# EXERCISE DESCRIPTION:
Write only the number of lines holding the string "that".

**** DATA SHOWN ****

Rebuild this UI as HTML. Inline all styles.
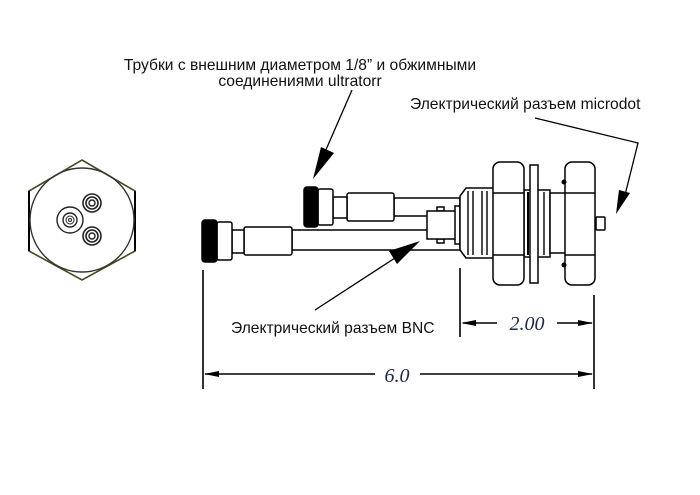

****
**** DATA SHOWN ****

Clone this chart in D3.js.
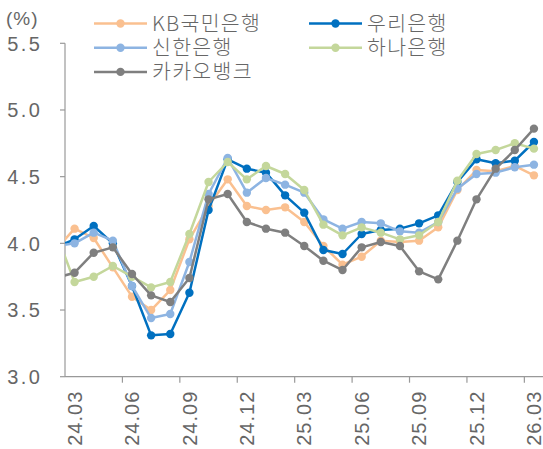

****
**** DATA SHOWN ****

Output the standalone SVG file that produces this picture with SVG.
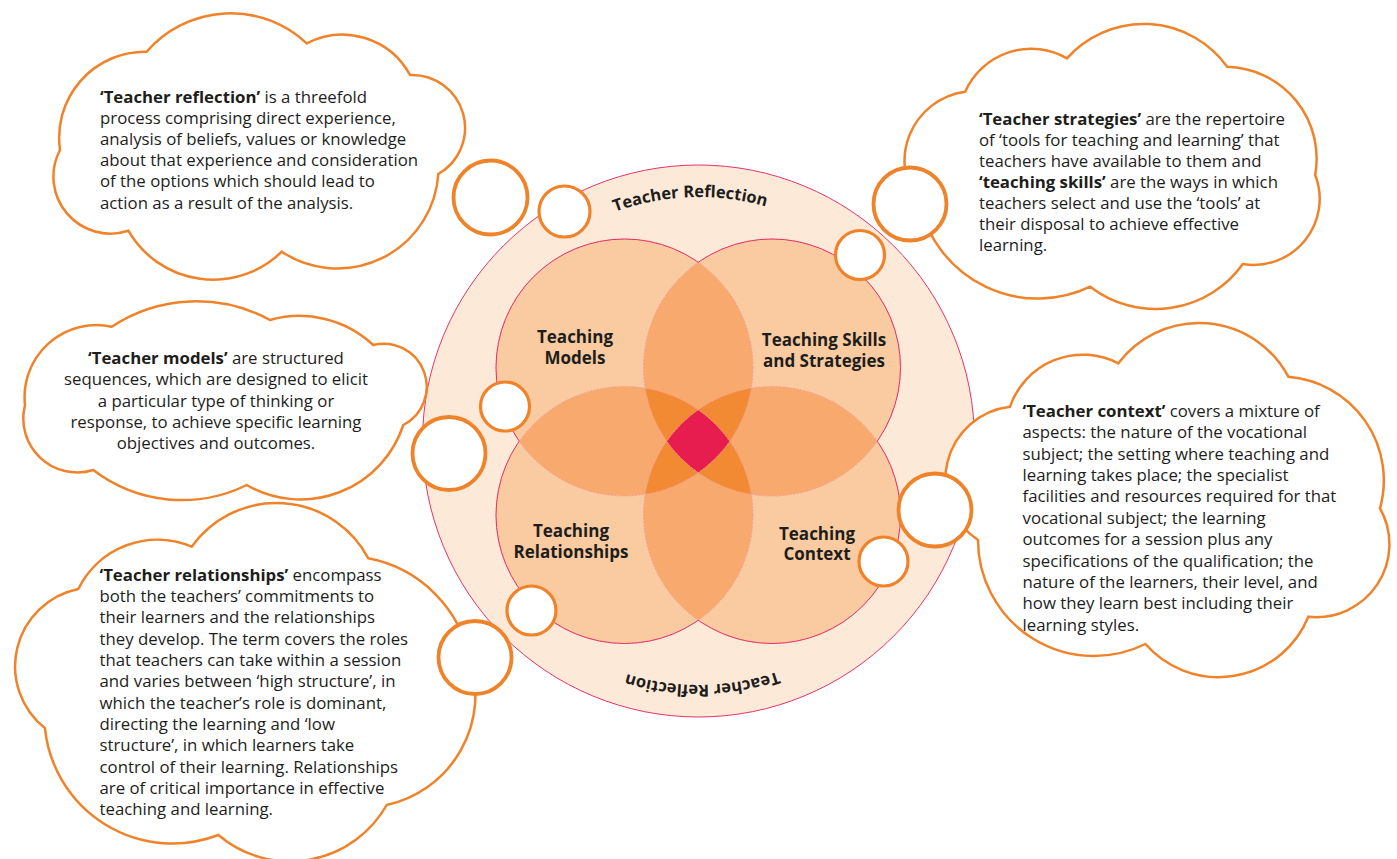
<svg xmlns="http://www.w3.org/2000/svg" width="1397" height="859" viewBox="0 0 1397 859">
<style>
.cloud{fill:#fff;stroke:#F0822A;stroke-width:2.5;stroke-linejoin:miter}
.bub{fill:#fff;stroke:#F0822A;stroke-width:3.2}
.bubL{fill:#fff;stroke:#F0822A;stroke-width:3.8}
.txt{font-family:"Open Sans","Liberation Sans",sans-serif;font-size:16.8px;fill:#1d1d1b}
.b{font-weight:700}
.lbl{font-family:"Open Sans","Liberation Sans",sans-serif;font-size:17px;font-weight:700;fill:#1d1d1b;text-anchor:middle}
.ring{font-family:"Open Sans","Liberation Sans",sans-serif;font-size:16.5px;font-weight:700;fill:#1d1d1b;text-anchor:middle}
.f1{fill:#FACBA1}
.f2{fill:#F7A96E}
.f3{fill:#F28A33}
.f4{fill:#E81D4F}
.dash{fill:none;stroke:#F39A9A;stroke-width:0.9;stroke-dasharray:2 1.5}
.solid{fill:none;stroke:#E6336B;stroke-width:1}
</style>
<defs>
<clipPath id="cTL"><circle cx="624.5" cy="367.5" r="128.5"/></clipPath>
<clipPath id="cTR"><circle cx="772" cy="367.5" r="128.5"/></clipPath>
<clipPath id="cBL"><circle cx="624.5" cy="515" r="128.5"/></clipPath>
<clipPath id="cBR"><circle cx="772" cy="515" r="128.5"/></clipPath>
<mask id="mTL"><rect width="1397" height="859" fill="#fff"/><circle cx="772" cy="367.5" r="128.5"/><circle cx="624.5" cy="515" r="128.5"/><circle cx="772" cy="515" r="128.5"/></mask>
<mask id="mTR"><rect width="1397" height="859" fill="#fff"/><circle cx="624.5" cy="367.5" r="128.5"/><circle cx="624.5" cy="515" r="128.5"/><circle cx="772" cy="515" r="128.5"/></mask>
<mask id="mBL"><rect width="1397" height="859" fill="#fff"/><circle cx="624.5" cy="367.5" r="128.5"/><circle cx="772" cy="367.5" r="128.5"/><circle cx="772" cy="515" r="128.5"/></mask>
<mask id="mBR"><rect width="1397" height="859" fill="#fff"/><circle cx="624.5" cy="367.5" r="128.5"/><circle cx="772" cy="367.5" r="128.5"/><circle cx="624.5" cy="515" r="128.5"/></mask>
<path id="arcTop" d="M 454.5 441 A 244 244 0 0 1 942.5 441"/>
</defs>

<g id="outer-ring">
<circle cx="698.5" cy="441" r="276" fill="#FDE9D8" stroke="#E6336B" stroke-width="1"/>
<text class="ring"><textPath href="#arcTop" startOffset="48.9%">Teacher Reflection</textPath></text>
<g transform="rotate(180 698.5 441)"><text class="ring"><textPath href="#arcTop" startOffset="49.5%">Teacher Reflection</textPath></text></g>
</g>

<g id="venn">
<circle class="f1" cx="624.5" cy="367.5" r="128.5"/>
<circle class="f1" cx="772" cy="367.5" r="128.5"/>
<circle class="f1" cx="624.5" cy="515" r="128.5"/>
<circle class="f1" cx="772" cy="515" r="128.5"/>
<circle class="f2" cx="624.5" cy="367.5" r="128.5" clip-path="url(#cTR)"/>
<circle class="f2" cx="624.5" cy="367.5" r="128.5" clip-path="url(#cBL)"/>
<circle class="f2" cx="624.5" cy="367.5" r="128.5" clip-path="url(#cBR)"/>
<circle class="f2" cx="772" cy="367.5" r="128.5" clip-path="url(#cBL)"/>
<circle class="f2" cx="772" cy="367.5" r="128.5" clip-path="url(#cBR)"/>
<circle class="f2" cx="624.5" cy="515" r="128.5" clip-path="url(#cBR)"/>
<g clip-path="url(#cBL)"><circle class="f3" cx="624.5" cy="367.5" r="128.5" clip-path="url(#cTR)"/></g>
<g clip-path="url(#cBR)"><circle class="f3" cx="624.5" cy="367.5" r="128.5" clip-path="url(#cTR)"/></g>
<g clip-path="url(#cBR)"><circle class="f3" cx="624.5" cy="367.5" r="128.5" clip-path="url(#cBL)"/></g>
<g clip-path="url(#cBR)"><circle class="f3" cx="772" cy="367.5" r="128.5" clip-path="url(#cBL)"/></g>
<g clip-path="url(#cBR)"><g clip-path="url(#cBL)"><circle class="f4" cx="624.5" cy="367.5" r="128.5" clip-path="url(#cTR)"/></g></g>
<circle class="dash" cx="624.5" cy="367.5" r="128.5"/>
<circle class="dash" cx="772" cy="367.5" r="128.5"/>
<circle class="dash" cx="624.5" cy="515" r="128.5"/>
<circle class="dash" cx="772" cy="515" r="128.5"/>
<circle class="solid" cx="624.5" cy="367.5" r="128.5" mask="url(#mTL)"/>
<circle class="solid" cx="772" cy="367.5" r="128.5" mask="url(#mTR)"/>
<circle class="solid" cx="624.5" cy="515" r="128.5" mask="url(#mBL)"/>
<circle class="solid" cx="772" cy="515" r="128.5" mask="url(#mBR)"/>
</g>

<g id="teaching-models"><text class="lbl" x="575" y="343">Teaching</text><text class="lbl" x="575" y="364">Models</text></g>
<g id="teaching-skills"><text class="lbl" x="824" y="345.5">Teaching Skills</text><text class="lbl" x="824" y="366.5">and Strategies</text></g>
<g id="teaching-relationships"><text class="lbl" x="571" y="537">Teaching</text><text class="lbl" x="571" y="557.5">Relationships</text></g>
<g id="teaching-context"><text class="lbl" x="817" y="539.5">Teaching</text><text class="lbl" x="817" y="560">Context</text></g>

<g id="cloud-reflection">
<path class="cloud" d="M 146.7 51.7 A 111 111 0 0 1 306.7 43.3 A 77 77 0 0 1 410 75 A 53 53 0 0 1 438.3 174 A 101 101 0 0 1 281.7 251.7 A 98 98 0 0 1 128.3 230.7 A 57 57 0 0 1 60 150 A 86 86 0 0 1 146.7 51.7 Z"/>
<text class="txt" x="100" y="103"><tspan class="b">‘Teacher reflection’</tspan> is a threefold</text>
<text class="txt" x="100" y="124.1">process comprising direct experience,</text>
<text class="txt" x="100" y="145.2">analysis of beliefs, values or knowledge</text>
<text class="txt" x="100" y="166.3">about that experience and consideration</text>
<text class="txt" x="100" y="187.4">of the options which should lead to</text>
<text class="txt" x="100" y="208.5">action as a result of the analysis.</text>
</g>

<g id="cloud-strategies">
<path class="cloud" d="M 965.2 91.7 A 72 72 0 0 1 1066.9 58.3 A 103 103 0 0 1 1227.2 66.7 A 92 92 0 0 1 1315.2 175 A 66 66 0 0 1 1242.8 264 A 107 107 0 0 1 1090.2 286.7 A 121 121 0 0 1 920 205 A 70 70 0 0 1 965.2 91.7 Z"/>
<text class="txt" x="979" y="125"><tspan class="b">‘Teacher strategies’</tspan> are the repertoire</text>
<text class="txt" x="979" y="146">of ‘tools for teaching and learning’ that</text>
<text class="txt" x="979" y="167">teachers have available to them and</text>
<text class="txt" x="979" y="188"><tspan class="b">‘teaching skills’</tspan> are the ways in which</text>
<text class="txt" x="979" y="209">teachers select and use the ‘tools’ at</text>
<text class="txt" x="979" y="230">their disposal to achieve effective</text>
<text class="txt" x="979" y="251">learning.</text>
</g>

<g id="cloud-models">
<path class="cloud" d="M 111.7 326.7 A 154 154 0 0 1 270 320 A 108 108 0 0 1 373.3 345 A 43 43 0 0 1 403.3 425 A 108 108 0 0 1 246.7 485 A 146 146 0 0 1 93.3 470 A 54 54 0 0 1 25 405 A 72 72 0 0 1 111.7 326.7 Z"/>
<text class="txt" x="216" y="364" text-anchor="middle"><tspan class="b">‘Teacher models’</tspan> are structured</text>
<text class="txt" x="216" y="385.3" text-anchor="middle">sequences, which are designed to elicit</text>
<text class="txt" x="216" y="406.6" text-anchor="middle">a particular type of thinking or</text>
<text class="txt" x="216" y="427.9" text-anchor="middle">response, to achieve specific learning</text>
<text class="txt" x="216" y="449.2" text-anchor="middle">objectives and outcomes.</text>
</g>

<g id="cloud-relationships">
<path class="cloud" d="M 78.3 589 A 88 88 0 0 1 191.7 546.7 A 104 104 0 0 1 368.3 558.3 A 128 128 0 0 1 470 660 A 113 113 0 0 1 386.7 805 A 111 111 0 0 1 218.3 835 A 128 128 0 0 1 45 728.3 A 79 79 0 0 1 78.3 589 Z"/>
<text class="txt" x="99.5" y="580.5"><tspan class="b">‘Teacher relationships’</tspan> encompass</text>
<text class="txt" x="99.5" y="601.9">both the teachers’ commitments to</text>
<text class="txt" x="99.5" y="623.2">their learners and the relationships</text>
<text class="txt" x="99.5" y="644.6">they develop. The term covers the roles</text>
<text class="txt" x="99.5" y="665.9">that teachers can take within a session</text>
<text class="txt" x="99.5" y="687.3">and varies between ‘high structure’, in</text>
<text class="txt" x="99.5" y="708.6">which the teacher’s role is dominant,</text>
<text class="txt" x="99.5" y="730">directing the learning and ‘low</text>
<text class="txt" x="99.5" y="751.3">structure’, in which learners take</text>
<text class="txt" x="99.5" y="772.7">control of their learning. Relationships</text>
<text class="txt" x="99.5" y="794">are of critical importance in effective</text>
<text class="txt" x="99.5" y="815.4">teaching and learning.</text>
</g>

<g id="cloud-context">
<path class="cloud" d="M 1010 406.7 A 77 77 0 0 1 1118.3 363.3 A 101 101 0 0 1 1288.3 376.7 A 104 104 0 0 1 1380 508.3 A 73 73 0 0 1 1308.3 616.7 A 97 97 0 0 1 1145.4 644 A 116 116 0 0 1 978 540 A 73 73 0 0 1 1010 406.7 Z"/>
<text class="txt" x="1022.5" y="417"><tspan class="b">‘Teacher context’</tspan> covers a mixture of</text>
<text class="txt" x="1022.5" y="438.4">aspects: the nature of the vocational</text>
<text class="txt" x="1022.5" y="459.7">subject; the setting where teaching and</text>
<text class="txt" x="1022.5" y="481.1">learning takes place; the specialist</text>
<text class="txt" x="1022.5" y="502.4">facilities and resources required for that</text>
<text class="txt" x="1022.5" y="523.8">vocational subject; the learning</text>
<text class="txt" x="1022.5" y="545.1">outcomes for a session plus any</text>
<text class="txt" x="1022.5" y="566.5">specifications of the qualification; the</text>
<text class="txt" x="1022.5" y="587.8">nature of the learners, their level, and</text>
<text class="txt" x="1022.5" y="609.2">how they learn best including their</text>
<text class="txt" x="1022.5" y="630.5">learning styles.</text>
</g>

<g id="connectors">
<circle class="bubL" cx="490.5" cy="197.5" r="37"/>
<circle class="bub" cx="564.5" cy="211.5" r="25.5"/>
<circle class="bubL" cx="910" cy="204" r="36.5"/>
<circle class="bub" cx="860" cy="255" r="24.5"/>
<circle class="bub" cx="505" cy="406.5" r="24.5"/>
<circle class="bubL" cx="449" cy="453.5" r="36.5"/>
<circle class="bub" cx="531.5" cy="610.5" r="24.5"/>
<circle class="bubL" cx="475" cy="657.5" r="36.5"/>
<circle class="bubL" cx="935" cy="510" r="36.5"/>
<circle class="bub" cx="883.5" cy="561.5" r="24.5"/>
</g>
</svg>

****

# EXERCISE SOLUTION:
5